COVID-19 – Spesifik İntiharı Önleme Stratejileri
İntihar oranlarını azaltacak genel olarak önemli stratejilere, COVID-19’a özgü hedefler, kanıta dayalı önleme stratejileriyle birlikte aşağıda yer almaktadır..
Akıl Hastalığı veya Bağımlılığı Olan Kişiler için Riski Azaltın
İntihar riski birçok faktörden kaynaklansa da, akıl hastalığı potansiyel bir risk faktörüdür. Psikolojik otopsi yöntemlerini kullanan 30’dan fazla çalışma, intihar merhumları arasında% 85 ila% 95’inin muhtemelen tanı konmuş veya tedavi edilmiş ve muhtemelen ölüme katkıda bulunan psikiyatrik hastalık yaşadığını ortaya koymuştur.
COVID-19 sırasında, akıl sağlığında bozulma veya ciddi semptomların tekrarlama potansiyeli yükselir. Bu nedenle, akıl hastalığı olan veya ruh sağlığı zayıf olan kişilerin ihtiyaçlarına odaklanmak hayat kurtaracaktır.

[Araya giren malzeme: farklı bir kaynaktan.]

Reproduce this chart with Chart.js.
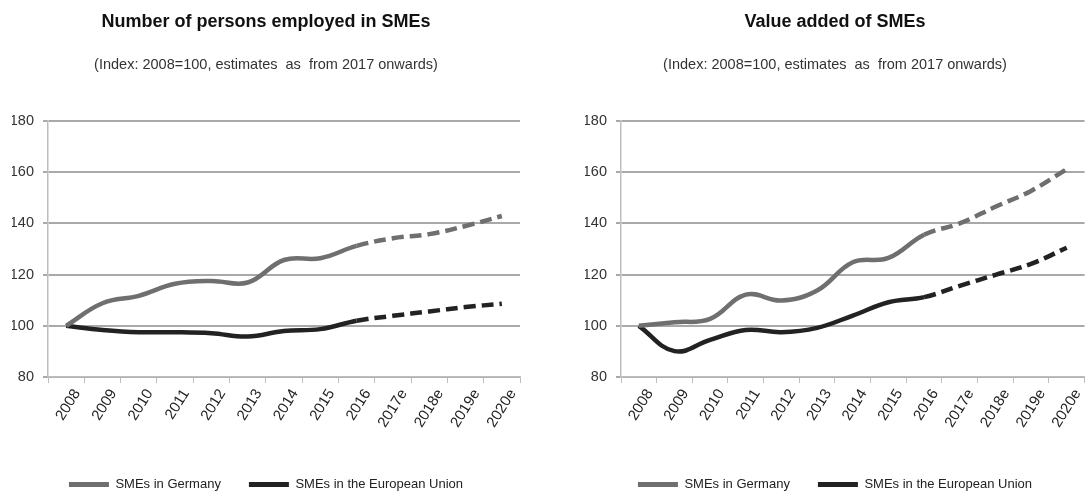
<!DOCTYPE html>
<html>
<head>
<meta charset="utf-8">
<script src="https://cdn.jsdelivr.net/npm/chart.js@4.4.1/dist/chart.umd.min.js"></script>
<style>
    html, body { margin: 0; padding: 0; background: #fff; overflow: hidden; }
    .panel { position: absolute; top: 0; height: 501px; }
    #leftPanel { left: 0; width: 540px; }
    #rightPanel { left: 570px; width: 515px; }
</style>
</head>
<body>
<div class="panel" id="leftPanel"><canvas id="employedChart"></canvas></div>
<div class="panel" id="rightPanel"><canvas id="valueChart"></canvas></div>
<script>
const years = ['2008', '2009', '2010', '2011', '2012', '2013', '2014', '2015', '2016', '2017e', '2018e', '2019e', '2020e'];
const yTicks = [80, 100, 120, 140, 160, 180];

const employedGermany = [100, 108.8, 111.7, 116.4, 117.5, 116.9, 125.7, 126.4, 131.2, 134.2, 135.8, 139.0, 142.9];
const employedEU = [100, 98.4, 97.5, 97.5, 97.1, 95.8, 98.0, 98.7, 102.0, 103.9, 105.6, 107.3, 108.6];

const valueGermany = [100, 101.4, 102.7, 112.2, 109.9, 113.8, 124.8, 126.5, 135.6, 140.0, 146.5, 152.7, 161.2];
const valueEU = [100, 90.1, 94.5, 98.4, 97.5, 99.2, 104.0, 109.2, 111.2, 115.6, 119.9, 124.2, 130.5];

const lastActual = 8; // 2016, estimates after that are dashed
const subtitleText = '(Index: 2008=100, estimates  as  from 2017 onwards)';

Chart.defaults.font.family = "'Liberation Sans Narrow', 'Arial Narrow', 'Liberation Sans', Arial, sans-serif";
Chart.defaults.color = '#222';

function makeChart(id, title, germany, eu, pad) {
    const dashAfter = ctx => ctx.p0DataIndex >= lastActual ? [12, 6] : undefined;
    return new Chart(document.getElementById(id), {
        type: 'line',
        data: {
            labels: years,
            datasets: [
                { label: 'SMEs in Germany', data: germany, borderColor: '#6f6f6f', backgroundColor: '#6f6f6f',
                  borderWidth: 4.5, tension: 0.4, pointRadius: 0, segment: { borderDash: dashAfter } },
                { label: 'SMEs in the European Union', data: eu, borderColor: '#222', backgroundColor: '#222',
                  borderWidth: 4.5, tension: 0.4, pointRadius: 0, segment: { borderDash: dashAfter } }
            ]
        },
        options: {
            responsive: true,
            maintainAspectRatio: false,
            animation: false,
            layout: { padding: pad },
            plugins: {
                title: { display: true, text: title, color: '#111', font: { size: 18, weight: 'bold' }, padding: { top: 11, bottom: 12 } },
                subtitle: { display: true, text: subtitleText, color: '#333', font: { size: 14.5 }, padding: { top: 12, bottom: 47 } },
                legend: {
                    position: 'bottom',
                    labels: {
                        boxWidth: 40, boxHeight: 5, padding: 28, color: '#222', font: { size: 13 },
                        generateLabels: chart => Chart.defaults.plugins.legend.labels.generateLabels(chart)
                            .map(l => ({ ...l, lineWidth: 0 }))
                    }
                },
                tooltip: { enabled: false }
            },
            scales: {
                x: {
                    offset: true,
                    grid: { offset: true, drawOnChartArea: false, drawTicks: true, tickLength: 6, color: '#bdbdbd' },
                    border: { color: '#bdbdbd', width: 1.5 },
                    ticks: { minRotation: 58, maxRotation: 58, color: '#222', font: { size: 15 }, padding: 3, labelOffset: 11 },
                    afterFit: s => { s.height = 73; }
                },
                y: {
                    min: 80, max: 180,
                    afterBuildTicks: s => { s.ticks = yTicks.map(v => ({ value: v })); },
                    grid: { color: '#a9a9a9', lineWidth: 2, tickLength: 5 },
                    border: { color: '#bdbdbd', width: 1.5 },
                    ticks: { color: '#333', font: { size: 14.5 }, padding: 9 },
                    afterFit: s => { s.width = 36; }
                }
            }
        }
    });
}

makeChart('employedChart', 'Number of persons employed in SMEs', employedGermany, employedEU,
    { left: 12, right: 20, top: 0, bottom: 0 });
makeChart('valueChart', 'Value added of SMEs', valueGermany, valueEU,
    { left: 15, right: 0, top: 0, bottom: 0 });
</script>
</body>
</html>
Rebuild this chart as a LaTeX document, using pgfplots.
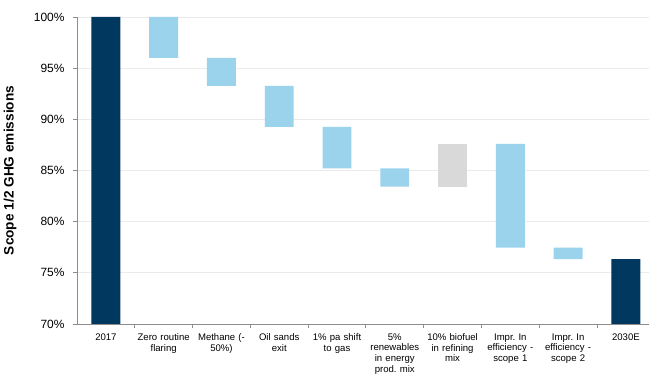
\documentclass[border=0pt]{standalone}
\usepackage{pgfplots}
\pgfplotsset{compat=1.18}
\usepackage{fontspec}
\setmainfont{Liberation Sans}

\definecolor{navy}{RGB}{0,56,96}
\definecolor{lightblue}{RGB}{155,210,236}
\definecolor{lightgrey}{RGB}{217,217,217}
\definecolor{gridgrey}{RGB}{235,235,235}
\definecolor{axisgrey}{RGB}{140,140,140}

\begin{document}
\begin{tikzpicture}
\begin{axis}[
  name=a,
  width=572bp, height=307bp, scale only axis,
  ybar stacked, bar width=0.5,
  xmin=-0.5, xmax=9.4,
  ymin=70, ymax=100,
  ytick={70,75,...,100},
  yticklabel={\pgfmathprintnumber{\tick}\%},
  /pgf/number format/assume math mode=true,
  ymajorgrids, grid style={gridgrey, line width=0.8pt},
  axis x line*=bottom, axis y line*=left,
  axis line style={axisgrey, line width=0.8pt},
  xtick={0,...,9},
  major x tick style={draw=none},
  minor xtick={0.5,1.5,...,8.5},
  minor x tick style={axisgrey, line width=0.8pt},
  minor tick length=4bp,
  y tick style={axisgrey, line width=0.8pt},
  major tick length=4bp,
  tick align=outside,
  xticklabels={2017, Zero routine\\flaring, Methane (-\\50\%), Oil sands\\exit, 1\% pa shift\\to gas, 5\%\\renewables\\in energy\\prod.\ mix, 10\% biofuel\\in refining\\mix, Impr.\ In\\efficiency -\\scope 1, Impr.\ In\\efficiency -\\scope 2, 2030E},
  xticklabel style={font=\fontsize{9.6}{10.8}\selectfont, align=center, text width=62bp, yshift=-2bp},
  yticklabel style={font=\fontsize{12}{14}\selectfont, xshift=-5bp},
  ylabel={\textbf{Scope 1/2 GHG emissions}},
  ylabel style={font=\fontsize{13.7}{15}\selectfont, at={(axis description cs:-0.0997,0.5)}, anchor=south},
]
% invisible base of each floating bar
\addplot[draw=none, fill=none] coordinates {(0,0) (1,96) (2,93.26) (3,89.26) (4,85.2) (5,83.43) (6,83.43) (7,77.47) (8,76.33) (9,0)};
% start and end totals
\addplot[draw=none, fill=navy] coordinates {(0,100) (1,0) (2,0) (3,0) (4,0) (5,0) (6,0) (7,0) (8,0) (9,76.33)};
% reductions
\addplot[draw=none, fill=lightblue] coordinates {(0,0) (1,4) (2,2.74) (3,4) (4,4.06) (5,1.77) (6,0) (7,10.13) (8,1.14) (9,0)};
% biofuel step
\addplot[draw=none, fill=lightgrey] coordinates {(0,0) (1,0) (2,0) (3,0) (4,0) (5,0) (6,4.17) (7,0) (8,0) (9,0)};
\end{axis}
\pgfresetboundingbox
\path[use as bounding box] ([xshift=-77bp,yshift=-50.7bp]a.south west) rectangle ([yshift=17bp]a.north east);
\end{tikzpicture}
\end{document}
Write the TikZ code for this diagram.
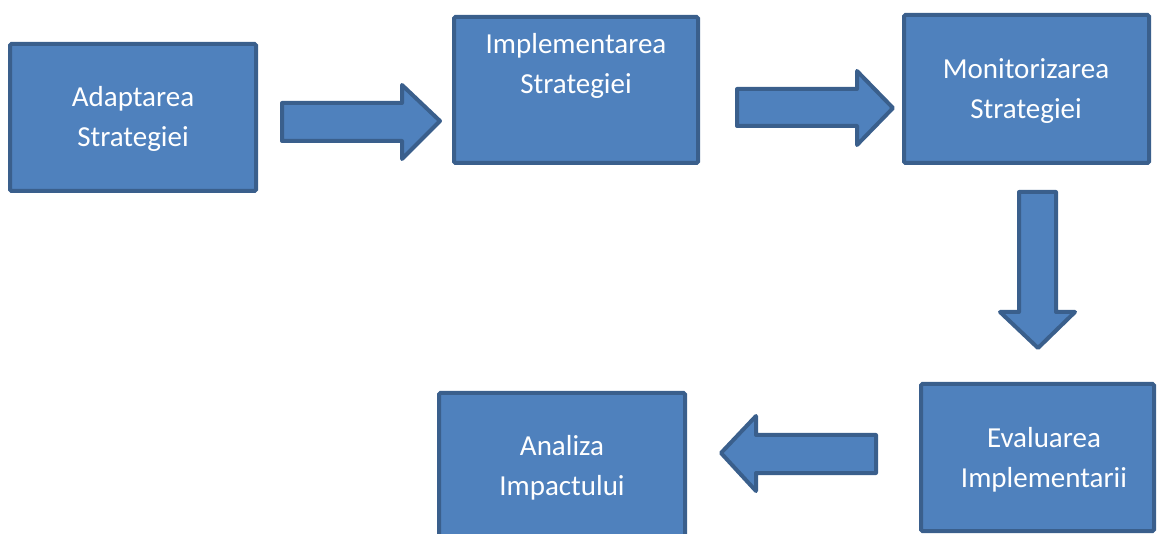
\documentclass[tikz,border=0pt]{standalone}
\usepackage{fontspec}
\setmainfont{Carlito}
\definecolor{boxfill}{HTML}{4F81BD}
\definecolor{boxline}{HTML}{3A5F8C}
\begin{document}
\begin{tikzpicture}[x=1pt,y=-1pt,
  blk/.style={draw=boxline,fill=boxfill,line width=4pt,rounded corners=1.5pt},
  barrow/.style={draw=boxline,fill=boxfill,line width=4pt,line join=round},
  lbl/.style={text=white,align=center,font=\fontsize{29}{40}\selectfont,inner sep=0pt}]
\useasboundingbox (0,0) rectangle (1157,534);
\clip (0,0) rectangle (1157,534);
% boxes
\draw[blk] (10,44) rectangle (256,191);
\draw[blk] (454,17) rectangle (698,163);
\draw[blk] (904,15) rectangle (1149,163);
\draw[blk] (921,384) rectangle (1154,531);
\draw[blk] (439,393) rectangle (685,545);
% box nodes (for names)
\node[inner sep=0pt,minimum width=246pt,minimum height=147pt] (adapt) at (133,117.5) {};
\node[inner sep=0pt,minimum width=244pt,minimum height=146pt] (impl) at (576,90) {};
\node[inner sep=0pt,minimum width=245pt,minimum height=148pt] (mon) at (1026.5,89) {};
\node[inner sep=0pt,minimum width=233pt,minimum height=147pt] (eval) at (1037.5,457.5) {};
\node[inner sep=0pt,minimum width=246pt,minimum height=152pt] (anal) at (562,469) {};
% labels
\node[lbl] (t1) at (133,119) {Adaptarea\\Strategiei};
\node[lbl] (t2) at (576,66) {Implementarea\\Strategiei};
\node[lbl] (t3) at (1026,91) {Monitorizarea\\Strategiei};
\node[lbl] (t4) at (1044,460) {Evaluarea\\Implementarii};
\node[lbl] (t5) at (562,468) {Analiza\\Impactului};
% block arrows
\draw[barrow] (282,103) -- (402,103) -- (402,85) -- (440,121) -- (402,159) -- (402,141) -- (282,141) -- cycle;
\draw[barrow] (737,89) -- (857,89) -- (857,71) -- (893,108) -- (857,145) -- (857,126) -- (737,126) -- cycle;
\draw[barrow] (1019,192) -- (1056,192) -- (1056,312) -- (1075,312) -- (1038,348) -- (1000,312) -- (1019,312) -- cycle;
\draw[barrow] (876,435) -- (756,435) -- (756,416) -- (721,453) -- (756,491) -- (756,473) -- (876,473) -- cycle;
\end{tikzpicture}
\end{document}
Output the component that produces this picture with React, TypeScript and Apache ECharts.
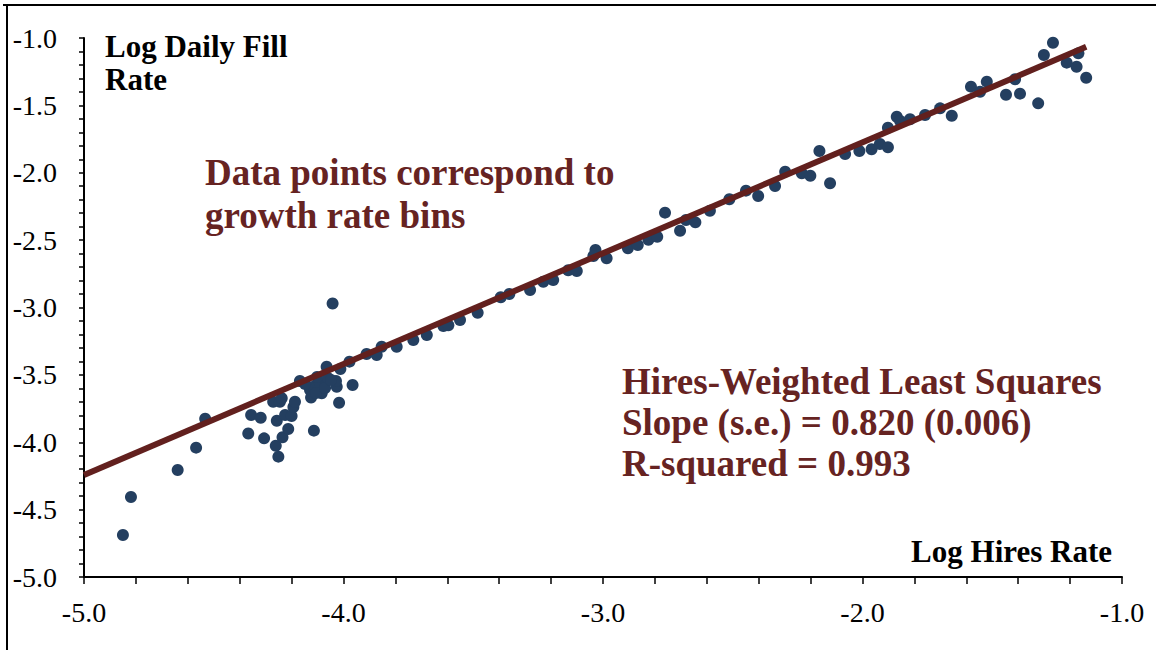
import React, { useEffect, useRef } from "react";
import * as echarts from "echarts";

// Log hires rate (x) and log daily fill rate (y) for each growth-rate bin
const hireRate = [
  -4.850, -4.819, -4.639, -4.568, -4.533, -4.367, -4.356, -4.319, -4.306, -4.261,
  -4.251, -4.257, -4.235, -4.213, -4.225, -4.200, -4.193, -4.187, -4.271, -4.245,
  -4.238, -4.168, -4.129, -4.125, -4.116, -4.091, -4.084, -4.065, -4.059, -4.026,
  -4.029, -4.017, -4.012, -4.114, -3.977, -3.965, -3.911, -3.872, -4.042, -4.148,
  -4.102, -4.106, -4.071, -4.048,
  -3.853, -3.795, -3.731, -3.679, -3.615, -3.596, -3.551, -3.483, -3.394, -3.361,
  -3.281, -3.230, -3.192, -3.134, -3.101, -3.029, -3.037, -2.986, -2.904, -2.866,
  -2.825, -2.791, -2.761, -2.703, -2.680, -2.644, -2.588, -2.513, -2.449, -2.402,
  -2.337, -2.298, -2.234, -2.201, -2.166, -2.125, -2.067, -2.012, -1.965, -1.933,
  -1.902, -1.902, -1.868, -1.855, -1.817, -1.759, -1.701, -1.656, -1.582, -1.547,
  -1.521, -1.447, -1.412, -1.393, -1.323, -1.301, -1.266, -1.213, -1.175, -1.168,
  -1.138,
];
const fillRate = [
  -4.688, -4.406, -4.206, -4.040, -3.825, -3.935, -3.798, -3.818, -3.971, -4.026,
  -4.107, -3.840, -3.963, -3.902, -3.798, -3.805, -3.738, -3.699, -3.699, -3.699,
  -3.674, -3.545, -3.612, -3.668, -3.588, -3.563, -3.637, -3.439, -3.525, -3.588,
  -3.545, -3.707, -3.456, -3.914, -3.402, -3.575, -3.345, -3.353, -2.970, -3.568,
  -3.516, -3.634, -3.597, -3.538,
  -3.291, -3.291, -3.241, -3.204, -3.137, -3.132, -3.093, -3.039, -2.924, -2.900,
  -2.870, -2.809, -2.796, -2.724, -2.729, -2.573, -2.618, -2.635, -2.561, -2.536,
  -2.497, -2.475, -2.296, -2.430, -2.351, -2.368, -2.282, -2.197, -2.133, -2.173,
  -2.098, -1.992, -2.004, -2.022, -1.839, -2.078, -1.861, -1.839, -1.826, -1.787,
  -1.811, -1.666, -1.584, -1.616, -1.603, -1.571, -1.522, -1.577, -1.361, -1.399,
  -1.324, -1.421, -1.306, -1.413, -1.485, -1.126, -1.035, -1.183, -1.213, -1.114,
  -1.295,
];

// Fitted line end points (hires-weighted least squares)
const fitX = [-5.0, -1.138];
const fitY = [-4.243, -1.065];

const xTicks = { min: -5, max: -1, step: 1 };
const yTicks = { min: -5, max: -1, step: 0.5 };

const yName = "Log Daily Fill\nRate";
const xName = "Log Hires Rate";
const note1 = "Data points correspond to\ngrowth rate bins";
const note2 = "Hires-Weighted Least Squares\nSlope (s.e.) = 0.820 (0.006)\nR-squared = 0.993";

const SERIF = "'Liberation Serif', 'Times New Roman', serif";
const DARK_RED = "#662322";

export default function App() {
  const ref = useRef<HTMLDivElement>(null);

  useEffect(() => {
    if (!ref.current) return;
    const chart = echarts.init(ref.current, null, { renderer: "svg" });
    const axisCommon = {
      type: "value" as const,
      splitLine: { show: false },
      axisLine: { show: true, onZero: false, lineStyle: { color: "#000", width: 2 } },
      axisTick: { show: true, lineStyle: { color: "#000", width: 1.5 } },
      minorTick: { show: true, splitNumber: 5, lineStyle: { color: "#000", width: 1.5 } },
      axisLabel: {
        color: "#000",
        fontFamily: SERIF,
        fontSize: 28,
        formatter: (v: number) => v.toFixed(1),
      },
    };
    chart.setOption({
      animation: false,
      backgroundColor: "#fff",
      grid: { left: 84, right: 34, top: 38, bottom: 73, containLabel: false, outerBoundsMode: "none" },
      xAxis: {
        ...axisCommon,
        min: xTicks.min,
        max: xTicks.max,
        interval: xTicks.step,
        axisTick: { ...axisCommon.axisTick, length: 7 },
        minorTick: { ...axisCommon.minorTick, length: 7 },
        axisLabel: { ...axisCommon.axisLabel, margin: 21 },
      },
      yAxis: {
        ...axisCommon,
        min: yTicks.min,
        max: yTicks.max,
        interval: yTicks.step,
        axisTick: { ...axisCommon.axisTick, length: 5 },
        minorTick: { ...axisCommon.minorTick, length: 5 },
        axisLabel: { ...axisCommon.axisLabel, margin: 27 },
      },
      series: [
        {
          type: "scatter",
          symbol: "circle",
          symbolSize: 12,
          itemStyle: { color: "#243f60", opacity: 1 },
          data: hireRate.map((x, i) => [x, fillRate[i]]),
          z: 2,
        },
        {
          type: "line",
          showSymbol: false,
          symbol: "none",
          lineStyle: { color: "#62201e", width: 6, cap: "butt" },
          data: fitX.map((x, i) => [x, fitY[i]]),
          z: 3,
        },
      ],
      graphic: [
        { type: "line", shape: { x1: 3, y1: 5, x2: 1156, y2: 5 }, style: { stroke: "#000", lineWidth: 2 } },
        { type: "line", shape: { x1: 7, y1: 5, x2: 7, y2: 650 }, style: { stroke: "#000", lineWidth: 2 } },
        {
          type: "text",
          left: 105,
          top: 30,
          style: { text: yName, fontFamily: SERIF, fontWeight: "bold", fontSize: 31, lineHeight: 33, fill: "#000" },
        },
        {
          type: "text",
          right: 44,
          top: 536,
          style: { text: xName, fontFamily: SERIF, fontWeight: "bold", fontSize: 31, lineHeight: 31, fill: "#000" },
        },
        {
          type: "text",
          left: 205,
          top: 151,
          style: { text: note1, fontFamily: SERIF, fontWeight: "bold", fontSize: 37, lineHeight: 43, fill: DARK_RED },
        },
        {
          type: "text",
          left: 622,
          top: 361,
          style: { text: note2, fontFamily: SERIF, fontWeight: "bold", fontSize: 37, lineHeight: 41, fill: DARK_RED },
        },
      ],
    });
    return () => chart.dispose();
  }, []);

  return (
    <div
      ref={ref}
      style={{ position: "fixed", left: 0, top: 0, width: 1156, height: 650, background: "#fff" }}
    />
  );
}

Önceliklendirilmesi gereken politika ve organizasyonel eylemler şunları içerir:
- Ruh sağlığı ve bağımlılığı hizmetlerinde COVID-19 sırasında ve sonrasında ulusal yatırımlar yapılmalı ve tele-akıl sağlığı hizmetlerinin sürdürülmesini ve güçlendirilmesini sağlamak gibi akıl sağlığı hizmetlerine erişimi sağlam bir şekilde artırmaya odaklanılmalı.
- Bakıma erişim eksikliği ve COVID-19’un ruh sağlığındaki bozulma üzerindeki etkisine ilişkin COVID-19 öncesi endişeler nedeniyle akıl sağlığı eşitliğini uygulayan yasalar çıkarılmalı.
- Toplum temelli kriz kaynaklarına reform ve yatırım yapılmalı.
- COVID-19 sırasında ve sonrasında, sağlık sistemleri Sıfır İntihar sistem değişikliğine girmeli ve intihar değerlendirmesi ve bakımının sanal sunumunu geliştirmelidir.
Uygulanması gereken diğer COVID-19’a özgü stratejiler şunları içerir:
- Ruh sağlığı, madde kötüye kullanımı ve intihar için COVID-19’a özgü risklere ve önleme stratejilerine yönelik ulusal araştırma yatırımı arttırılmalı.
- Politika üretmeye, klinik ve araştırmayla ilgili karar verme sürecine COVID-19 ile ilgili yaşanmış deneyime ve diğer farklı geçmişlere sahip kişiler dahil edilmeli.
- JAMA Psikiyatri. 16 Ekim 2020: 10.1001 / jamapsychiatry.2020.3746 ‘den kısaltılarak düzenlenmiştir.